The following afternoon after a quick flight to Stockholm, George checked into the Rival Hotel and it was time for dinner at Bistro-Jarl. The meal started with bleak roe (Lojrom) with the traditional sides (red onion, sour cream, chopped egg) served on a potato pancake with frozen vodka. He followed that with pickled herring and more frozen vodka, and finished with locally-caught fried perch and you guessed it, more frozen vodka. Needless to say there was no room for dessert, and with an early flight to Poland in the morning, George decided to call it a night.
Henrik had graciously introduced George to Miranda Dickson, aka the Vodka Queen, who had agreed to show him around Warszawa. George met her at Podwale, a famous restaurant in Old Town known for serving classic Polish fare. Lunch began with two different pierogi, “Wilenskie” (potato and cheese) and “Kapusta” (sauerkraut), served with a wonderful Polish beer called Tyskie.
The second course was a dish George had only heard rumors about, called Golonka, or the amazing pork knuckle. This was served with the traditional accompaniments of boiled potatoes and sauerkraut, with two different mustards and fresh horseradish. Next came a vodka called Siwucha, founded on a 16th-century recipe based on grain spirit with the addition of a small percentage of barley spirit and extract of sloe berries. This concoction then sees a short period of aging in oak. They finished lunch with chilled glasses of Wiśniowa, traditional Polish vodka flavored with fresh cherries. As the food coma came over George, he knew it was time for a nap.
Dinner was at a beautiful restaurant named Ale Gloria. George knew eating the next meal was going to be a difficult feat as he was still feeling the effects of the massive pork knuckle. A bottle of Wyborowa Exquisite, served frosty cold from the freezer, arrived at the table and after several shots of the ice-cold elixir and many hearty rounds of “Na Zdorovie,” George noticed his appetite beginning to return. Dinner consisted of a lovely soup of local Chanterelle mushrooms with truffles, followed by a beef carpaccio and more vodka. The meal ended with frozen glasses of Wiśniowa, which George was quickly discovering he liked a lot.

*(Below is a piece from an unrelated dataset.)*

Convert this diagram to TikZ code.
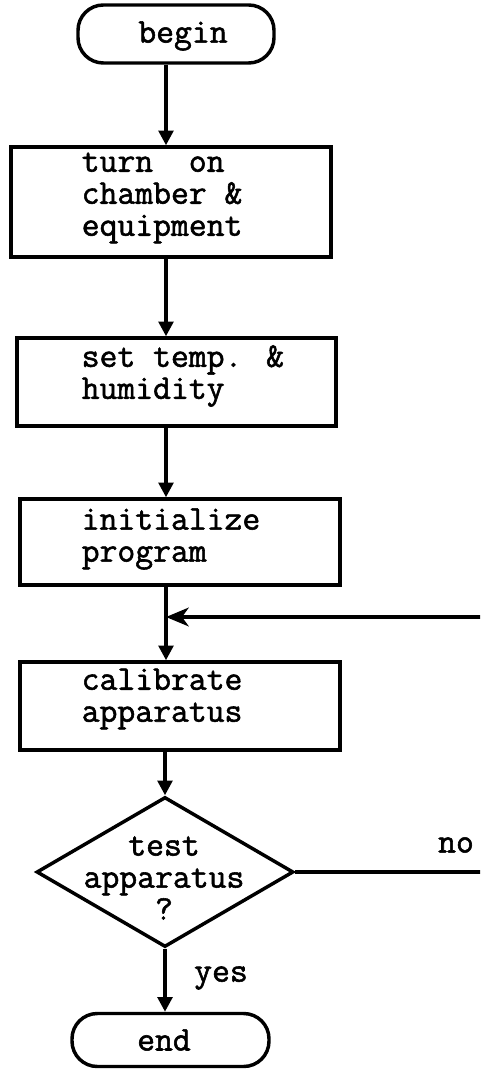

It was time for George to return stateside but with him came a newfound love for pairing vodka with food, and not just caviar. “Na Zdorovie!”
2 oz gin*
1 oz vodka
l/2 oz Lillet Blonde
In an ice-filled mixing glass, add vodka, gin and Lillet Blonde; shake until ice-cold. Strain into a chilled cocktail coupe and garnish with a large, thin slice of lemon peel.
*Although Bond created the Vesper with three parts gin, George prefers his with two parts.